When I was a boy, I collected pebbles from the beach, my mother shouting after me, ‘Not too far, love’. Lost to her, I run to the sea, my hands greedy as magpies, the pebbles bright as boiled sweets. This one, no, that one! I’d take them all if I could – if only I could carry them, if only there was time. Home again, turning out my pockets, I look again at my treasures and wonder why I loved them. Why this one? Why that one, my choices as drab as Sundays.
When I was a teenager, I pretended to the lads I walked beside not to see the pebbles at my feet, the ones glossed red as conkers, the ones like speckled eggs. ‘I’ve only eyes for Linda now’, I tell my mates, ‘and for Alice at the chippy, and that big girl over there with the holes in her tights’. But alone again, unseen, I return to the shore, where I take one or two more pebbles into my pockets, sneaking them like cigarettes; and in my too-small room, I look again at all my choices, unhappy at the secret they keep of their colours.
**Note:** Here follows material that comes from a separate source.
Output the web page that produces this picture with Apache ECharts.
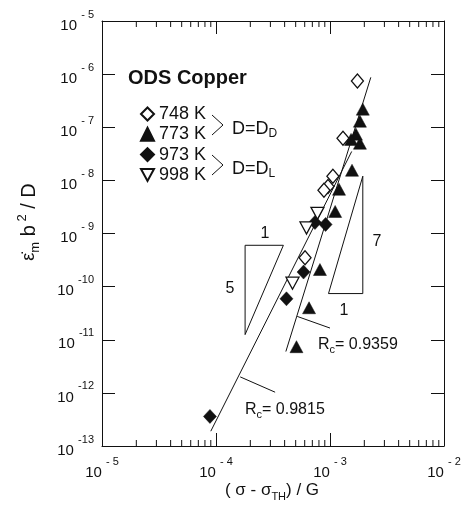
<!DOCTYPE html>
<html><head><meta charset="utf-8">
<script src="https://cdn.jsdelivr.net/npm/echarts@6/dist/echarts.min.js"></script>
<style>html,body{margin:0;padding:0;background:#fff}#c{width:466px;height:506px}</style>
</head><body><div id="c"></div>
<script>
// ---- data ----
const x748 = [1.74e-3, 1.30e-3, 1.06e-3, 9.6e-4, 8.85e-4, 6.04e-4];
const y748 = [7.4e-7, 6.2e-8, 1.19e-8, 7.7e-9, 6.5e-9, 3.5e-10];
const x773 = [1.94e-3, 1.83e-3, 1.69e-3, 1.53e-3, 1.83e-3, 1.56e-3, 1.20e-3, 1.11e-3, 8.16e-4, 6.55e-4, 5.08e-4];
const y773 = [2.19e-7, 1.30e-7, 7.4e-8, 5.9e-8, 5.0e-8, 1.55e-8, 6.8e-9, 2.6e-9, 2.1e-10, 4.0e-11, 7.4e-12];
const x973 = [9.15e-4, 7.38e-4, 5.86e-4, 4.15e-4, 8.85e-5];
const y973 = [1.48e-9, 1.61e-9, 1.88e-10, 5.9e-11, 3.6e-13];
const x998 = [7.76e-4, 6.22e-4, 4.69e-4];
const y998 = [2.4e-9, 1.27e-9, 1.16e-10];
// fitted lines
const fitAx = [9.0e-5, 1.55e-3], fitAy = [1.9e-13, 3.5e-8];   // Rc = 0.9815
const fitBx = [4.1e-4, 2.28e-3], fitBy = [6.0e-12, 8.7e-7];   // Rc = 0.9359
// slope triangles
const tri5x = [1.8e-4, 3.9e-4, 1.8e-4, 1.8e-4], tri5y = [6e-10, 6e-10, 1.25e-11, 6e-10];
const tri7x = [1.94e-3, 9.7e-4, 1.94e-3, 1.94e-3], tri7y = [1.2e-8, 7.4e-11, 7.4e-11, 1.2e-8];
// leader lines
const leadAx = [1.63e-4, 3.3e-4], leadAy = [2.0e-12, 1.03e-12];
const leadBx = [5.16e-4, 1.0e-3], leadBy = [2.75e-11, 1.66e-11];
// axis ranges / ticks
const xMin = 1e-5, xMax = 1e-2, yMin = 1e-13, yMax = 1e-5;
const minorX = [2e-5,3e-5,4e-5,5e-5,6e-5,7e-5,8e-5,9e-5,
                2e-4,3e-4,4e-4,5e-4,6e-4,7e-4,8e-4,9e-4,
                2e-3,3e-3,4e-3,5e-3,6e-3,7e-3,8e-3,9e-3];
const names = ['748 K','773 K','973 K','998 K'];

const FONT = '"Liberation Sans", Arial, Helvetica, sans-serif';
const INK = '#111';
const zip = (a, b) => a.map((v, i) => [v, b[i]]);

function expLabel(v) {
  const e = Math.round(Math.log10(v));
  const s = e <= -10 ? String(e) : '- ' + Math.abs(e);
  return '{b|10 }{s|' + s + '}';
}
const labRich = {
  b: {fontSize: 15, fontFamily: FONT, color: INK, lineHeight: 24, verticalAlign: 'bottom'},
  s: {fontSize: 11, fontFamily: FONT, color: INK, lineHeight: 12, verticalAlign: 'top'}
};

const axisCommon = {
  type: 'log', logBase: 10,
  axisLine: {show: true, onZero: false, lineStyle: {color: INK, width: 1}},
  axisTick: {show: true, inside: true, length: 13, lineStyle: {color: INK, width: 1}},
  splitLine: {show: false},
  minorTick: {show: false}
};

const lineStyleSeries = (xs, ys) => ({
  type: 'line', data: zip(xs, ys), symbol: 'none', silent: true,
  lineStyle: {color: INK, width: 1}, z: 2, animation: false
});

const chart = echarts.init(document.getElementById('c'), null, {renderer: 'canvas'});
chart.setOption({
  animation: false,
  backgroundColor: '#fff',
  grid: {left: 102, right: 22, top: 21, bottom: 60, containLabel: false},
  xAxis: [
    Object.assign({}, axisCommon, {position: 'bottom', min: xMin, max: xMax, splitNumber: 3,
      axisLabel: {show: true, margin: 10, formatter: expLabel, rich: labRich}}),
    Object.assign({}, axisCommon, {position: 'top', min: xMin, max: xMax, splitNumber: 3,
      axisLabel: {show: false}})
  ],
  yAxis: [
    Object.assign({}, axisCommon, {position: 'left', min: yMin, max: yMax, splitNumber: 8,
      axisLabel: {show: true, margin: 8, formatter: expLabel, rich: labRich}}),
    Object.assign({}, axisCommon, {position: 'right', min: yMin, max: yMax, splitNumber: 8,
      axisLabel: {show: false}})
  ],
  legend: {
    orient: 'vertical', left: 140, top: 105, padding: 0, itemWidth: 13, itemHeight: 13, itemGap: 2.3,
    selectedMode: false,
    data: [
      {name: names[0]}, {name: names[1]}, {name: names[2]},
      {name: names[3], icon: 'path://M0,0 L12,0 L6,11 Z'}
    ],
    textStyle: {fontSize: 18, fontFamily: FONT, color: INK}
  },
  series: [
    lineStyleSeries(fitAx, fitAy),
    lineStyleSeries(fitBx, fitBy),
    lineStyleSeries(tri5x, tri5y),
    lineStyleSeries(tri7x, tri7y),
    lineStyleSeries(leadAx, leadAy),
    lineStyleSeries(leadBx, leadBy),
    {
      type: 'custom', silent: true, clip: false, z: 5,
      data: minorX.map(v => [v, 1e-9]),
      renderItem: function (params, api) {
        const p = api.coord([api.value(0), api.value(1)]);
        const cs = params.coordSys;
        const b = cs.y + cs.height, t = cs.y;
        return {type: 'group', children: [
          {type: 'line', shape: {x1: p[0], y1: b, x2: p[0], y2: b - 6}, style: {stroke: INK, lineWidth: 1}},
          {type: 'line', shape: {x1: p[0], y1: t, x2: p[0], y2: t + 6}, style: {stroke: INK, lineWidth: 1}}
        ]};
      }
    },
    {name: names[0], type: 'scatter', data: zip(x748, y748), symbol: 'diamond', symbolSize: [12, 14], z: 4,
      itemStyle: {color: '#fff', borderColor: INK, borderWidth: 1.3, opacity: 1}},
    {name: names[1], type: 'scatter', data: zip(x773, y773), symbol: 'triangle', symbolSize: [13, 12], z: 4,
      itemStyle: {color: INK, borderColor: INK, borderWidth: 0.5, opacity: 1}},
    {name: names[2], type: 'scatter', data: zip(x973, y973), symbol: 'diamond', symbolSize: [13, 14], z: 4,
      itemStyle: {color: INK, borderColor: INK, borderWidth: 0.5, opacity: 1}},
    {name: names[3], type: 'scatter', data: zip(x998, y998), symbol: 'triangle', symbolRotate: 180, symbolSize: [13, 12], z: 4,
      itemStyle: {color: '#fff', borderColor: INK, borderWidth: 1.3, opacity: 1}}
  ],
  graphic: [
    {type: 'text', x: 128, y: 78, style: {text: 'ODS Copper', font: 'bold 20px ' + FONT, fill: INK, align: 'left', verticalAlign: 'middle'}},
    {type: 'polyline', shape: {points: [[212, 115], [223, 125], [212, 135]]}, style: {stroke: INK, lineWidth: 1, fill: null}},
    {type: 'polyline', shape: {points: [[212, 155], [223, 165], [212, 175]]}, style: {stroke: INK, lineWidth: 1, fill: null}},
    {type: 'text', x: 232, y: 130, style: {text: '{m|D=D}{d|D}', align: 'left', verticalAlign: 'middle',
      rich: {m: {fontSize: 18, fontFamily: FONT, fill: INK, lineHeight: 20, verticalAlign: 'top'},
             d: {fontSize: 12, fontFamily: FONT, fill: INK, lineHeight: 10, verticalAlign: 'bottom'}}}},
    {type: 'text', x: 232, y: 170, style: {text: '{m|D=D}{d|L}', align: 'left', verticalAlign: 'middle',
      rich: {m: {fontSize: 18, fontFamily: FONT, fill: INK, lineHeight: 20, verticalAlign: 'top'},
             d: {fontSize: 12, fontFamily: FONT, fill: INK, lineHeight: 10, verticalAlign: 'bottom'}}}},
    {type: 'text', x: 318, y: 346, style: {text: '{m|R}{d|c}{m|= 0.9359}', align: 'left', verticalAlign: 'middle',
      rich: {m: {fontSize: 16, fontFamily: FONT, fill: INK, lineHeight: 18, verticalAlign: 'top'},
             d: {fontSize: 11, fontFamily: FONT, fill: INK, lineHeight: 8, verticalAlign: 'bottom'}}}},
    {type: 'text', x: 245, y: 411, style: {text: '{m|R}{d|c}{m|= 0.9815}', align: 'left', verticalAlign: 'middle',
      rich: {m: {fontSize: 16, fontFamily: FONT, fill: INK, lineHeight: 18, verticalAlign: 'top'},
             d: {fontSize: 11, fontFamily: FONT, fill: INK, lineHeight: 8, verticalAlign: 'bottom'}}}},
    {type: 'text', x: 265, y: 234, style: {text: '1', font: '16px ' + FONT, fill: INK, align: 'center', verticalAlign: 'middle'}},
    {type: 'text', x: 230, y: 289, style: {text: '5', font: '16px ' + FONT, fill: INK, align: 'center', verticalAlign: 'middle'}},
    {type: 'text', x: 377, y: 242, style: {text: '7', font: '16px ' + FONT, fill: INK, align: 'center', verticalAlign: 'middle'}},
    {type: 'text', x: 344, y: 311, style: {text: '1', font: '16px ' + FONT, fill: INK, align: 'center', verticalAlign: 'middle'}},
    {type: 'text', x: 272, y: 492, style: {text: '{m|( σ - σ}{d|TH}{m|) / G}', align: 'center', verticalAlign: 'middle',
      rich: {m: {fontSize: 17, fontFamily: FONT, fill: INK, lineHeight: 20, verticalAlign: 'top'},
             d: {fontSize: 11, fontFamily: FONT, fill: INK, lineHeight: 9, verticalAlign: 'bottom'}}}},
    {type: 'text', x: 29, y: 222, rotation: Math.PI / 2, style: {text: '{e|ε̇}{d|m}{m| b}{u| 2}{m| / D}', align: 'center', verticalAlign: 'middle',
      rich: {m: {fontSize: 20, fontFamily: FONT, fill: INK, lineHeight: 26, verticalAlign: 'middle'},
             e: {fontSize: 18, fontFamily: FONT, fill: INK, lineHeight: 26, verticalAlign: 'middle'},
             d: {fontSize: 13, fontFamily: FONT, fill: INK, lineHeight: 8, verticalAlign: 'bottom'},
             u: {fontSize: 13, fontFamily: FONT, fill: INK, lineHeight: 8, verticalAlign: 'top'}}}}
  ]
});
</script></body></html>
When I went down to the sea as a man, and found myself bending again by the water, the other man who walked with me said, ‘No more shingle, please! We have a beach of our own at home, thanks to you.’ Then he laughs. ‘Just one more then,’ he says, and like the perfect silver pebble I pick from the shoreline, I’m going to keep this moment in the palm of my hand.
Now I am old, I can’t seem to tell one thing from another. I look closely at this man who brings me my food and washes my hair, and I wonder why I loved him. Why this one, I think? But I go on collecting pebbles anyway, my mother saying, ‘Not too far, love’ and lost to her, I run.